US President Joe Biden will launch a new regional economic initiative when he meets with the leaders of Australia, India and Japan for the second in-person Quad dialogue in Tokyo.
If there is no clear result from the Australian federal election on Saturday night, it is expected Prime Minister Scott Morrison will attend the summit.
But Labor leader Anthony Albanese told reporters on Thursday if he is elected he would seek to be sworn in as prime minister quickly, alongside deputy Richard Marles and foreign affairs spokeswoman Penny Wong, ahead of Tuesday’s summit.
Mr Marles would then act as prime minister while Mr Albanese and Senator Wong attended the summit.
Mr Biden will use the summit to launch the Indo-Pacific Economic Framework, which the White House described as ” a 21st century economic arrangement”.
“(It is) a new model designed to tackle new economic challenges – from setting the rules of the digital economy, to ensuring secure and resilient supply chains, to managing the energy transition, to investing in clean, modern, high-standards infrastructure,” national security adviser Jake Sullivan told reporters in Washington DC.

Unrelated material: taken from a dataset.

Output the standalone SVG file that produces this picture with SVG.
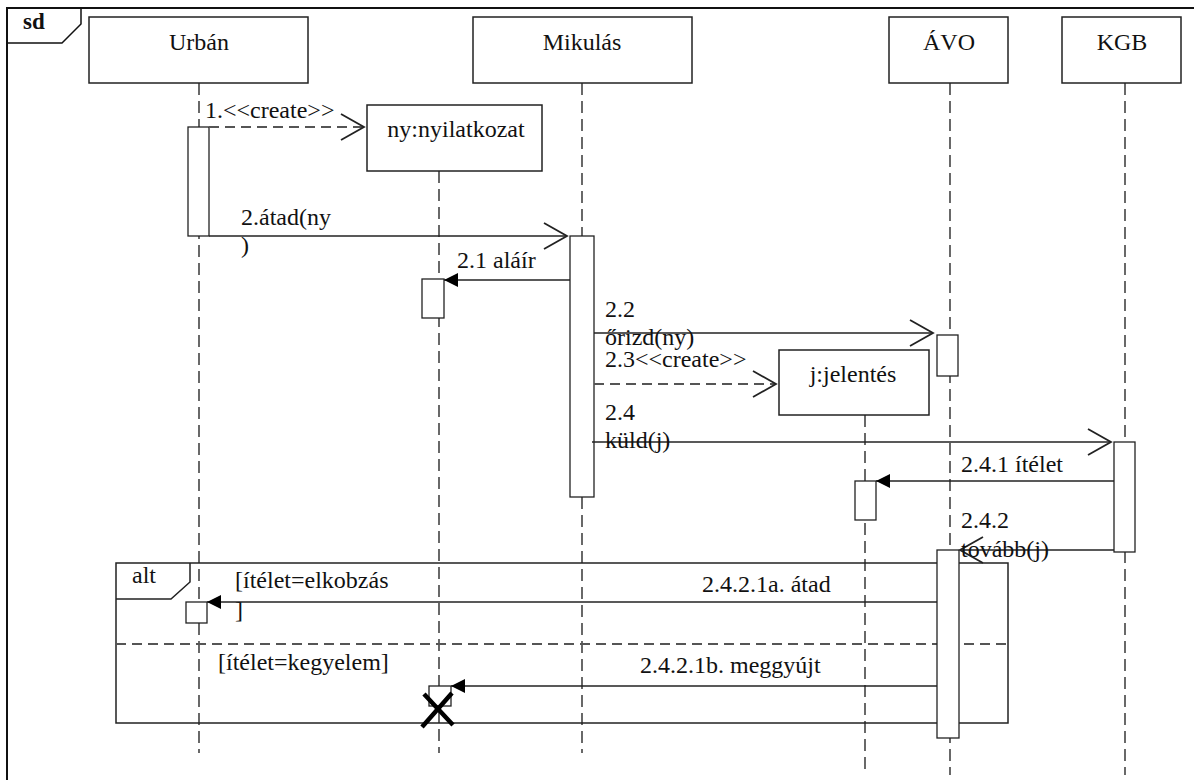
<svg xmlns="http://www.w3.org/2000/svg" width="1194" height="780" viewBox="0 0 1194 780">
<style>
text{font-family:"Liberation Serif","Times New Roman",serif;font-size:24px;fill:#111}
.box{fill:#fff;stroke:#222;stroke-width:1.5}
.act{fill:#fff;stroke:#222;stroke-width:1.3}
.life{stroke:#444;stroke-width:1.6;stroke-dasharray:12 6;fill:none}
.msg{stroke:#222;stroke-width:1.6;fill:none}
.dash{stroke:#555;stroke-width:1.8;stroke-dasharray:10 6;fill:none}
.mid{text-anchor:middle}
</style>
<defs>
<marker id="open" markerUnits="userSpaceOnUse" markerWidth="26" markerHeight="30" viewBox="0 0 26 30" refX="24" refY="15" orient="auto">
<path d="M1,2 L24,15 L1,28" fill="none" stroke="#222" stroke-width="1.8"/>
</marker>
<marker id="fill" markerUnits="userSpaceOnUse" markerWidth="15" markerHeight="15" viewBox="0 0 15 15" refX="14" refY="7.5" orient="auto">
<path d="M0,0.5 L14,7.5 L0,14.5 z" fill="#000"/>
</marker>
</defs>
<rect width="1194" height="780" fill="#fff"/>
<!-- frame -->
<g id="frame">
<path d="M7,800 L7,8 L1200,8" fill="none" stroke="#111" stroke-width="2"/>
<path d="M7,43 L62,43 L81,24 L81,8" fill="none" stroke="#111" stroke-width="1.5"/>
<text x="23" y="29" style="font-weight:bold;font-size:23px">sd</text>
</g>
<!-- lifelines -->
<g id="lifelines">
<line class="life" x1="199" y1="83" x2="199" y2="753"/>
<line class="life" x1="439" y1="171" x2="439" y2="753"/>
<line class="life" x1="582" y1="83" x2="582" y2="753"/>
<line class="life" x1="865" y1="415" x2="865" y2="770"/>
<line class="life" x1="950" y1="83" x2="950" y2="775"/>
<line class="life" x1="1125" y1="83" x2="1125" y2="775"/>
</g>
<!-- alt fragment -->
<g id="alt">
<rect x="116" y="563" width="892" height="160" fill="none" stroke="#222" stroke-width="1.5"/>
<path d="M116,599 L171,599 L190,582 L190,563" fill="none" stroke="#222" stroke-width="1.5"/>
<text x="132" y="583">alt</text>
<line class="dash" x1="116" y1="644" x2="1008" y2="644"/>
<text x="235" y="588">[ítélet=elkobzás</text>
<text x="235" y="618">]</text>
<text x="218" y="670">[ítélet=kegyelem]</text>
</g>
<!-- nodes -->
<g id="urban">
<rect class="box" x="89" y="17" width="219" height="66"/>
<text class="mid" x="199" y="50">Urbán</text>
</g>
<g id="mikulas">
<rect class="box" x="473" y="17" width="219" height="66"/>
<text class="mid" x="582" y="50">Mikulás</text>
</g>
<g id="avo">
<rect class="box" x="889" y="17" width="119" height="66"/>
<text class="mid" x="949" y="50">ÁVO</text>
</g>
<g id="kgb">
<rect class="box" x="1062" y="17" width="119" height="66"/>
<text class="mid" x="1122" y="50">KGB</text>
</g>
<g id="nyilatkozat">
<rect class="box" x="367" y="105" width="175" height="66"/>
<text class="mid" x="456" y="137">ny:nyilatkozat</text>
</g>
<g id="jelentes">
<rect class="box" x="779" y="350" width="150" height="65"/>
<text class="mid" x="853" y="382">j:jelentés</text>
</g>
<!-- activations -->
<g id="activations">
<rect class="act" x="188" y="127" width="21" height="109"/>
<rect class="act" x="570" y="236" width="24" height="261"/>
<rect class="act" x="422" y="279" width="22" height="39"/>
<rect class="act" x="937" y="335" width="21" height="41"/>
<rect class="act" x="1114" y="442" width="21" height="110"/>
<rect class="act" x="855" y="481" width="21" height="39"/>
<rect class="act" x="937" y="550" width="22" height="188"/>
<rect class="act" x="186" y="602" width="21" height="21"/>
<rect class="act" x="429" y="686" width="22" height="20"/>
</g>
<!-- connectors -->
<g id="connectors">
<line class="dash" x1="209" y1="127" x2="364" y2="127" marker-end="url(#open)"/>
<line class="msg" x1="209" y1="236" x2="567" y2="236" marker-end="url(#open)"/>
<line class="msg" x1="570" y1="280" x2="444" y2="280" marker-end="url(#fill)"/>
<line class="msg" x1="594" y1="333" x2="933" y2="333" marker-end="url(#open)"/>
<line class="dash" x1="594" y1="384" x2="776" y2="384" marker-end="url(#open)"/>
<line class="msg" x1="592" y1="442" x2="1111" y2="442" marker-end="url(#open)"/>
<line class="msg" x1="1114" y1="481" x2="876" y2="481" marker-end="url(#fill)"/>
<line class="msg" x1="1114" y1="550" x2="960" y2="550" marker-end="url(#open)"/>
<line class="msg" x1="937" y1="602" x2="207" y2="602" marker-end="url(#fill)"/>
<line class="msg" x1="937" y1="686" x2="451" y2="686" marker-end="url(#fill)"/>
<path d="M424,694 L453,725 M452,693 L422,727" stroke="#000" stroke-width="4.5" fill="none"/>
</g>
<!-- labels -->
<g id="labels">
<text x="205" y="118">1.&lt;&lt;create&gt;&gt;</text>
<text x="241" y="225">2.átad(ny</text>
<text x="241" y="253">)</text>
<text x="457" y="268">2.1 aláír</text>
<text x="605" y="317">2.2</text>
<text x="605" y="345">őrizd(ny)</text>
<text x="605" y="367">2.3&lt;&lt;create&gt;&gt;</text>
<text x="605" y="420">2.4</text>
<text x="605" y="448">küld(j)</text>
<text x="961" y="472">2.4.1 ítélet</text>
<text x="961" y="528">2.4.2</text>
<text x="961" y="557">tovább(j)</text>
<text x="702" y="592">2.4.2.1a. átad</text>
<text x="640" y="673">2.4.2.1b. meggyújt</text>
</g>
</svg>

The summit is expected to focus on the issues of climate, cyber security and emerging technologies, as well as security issues such as China’s military expansion and Russia’s invasion of Ukraine.
Mr Sullivan described the Indo-Pacific as a region that would “define much of the future of the 21st century”, adding that not only the US but also European nations were taking a closer interest in it.
Mr Albanese said he had met with Department of Prime Minister and Cabinet officials on Wednesday to discuss contingency arrangements.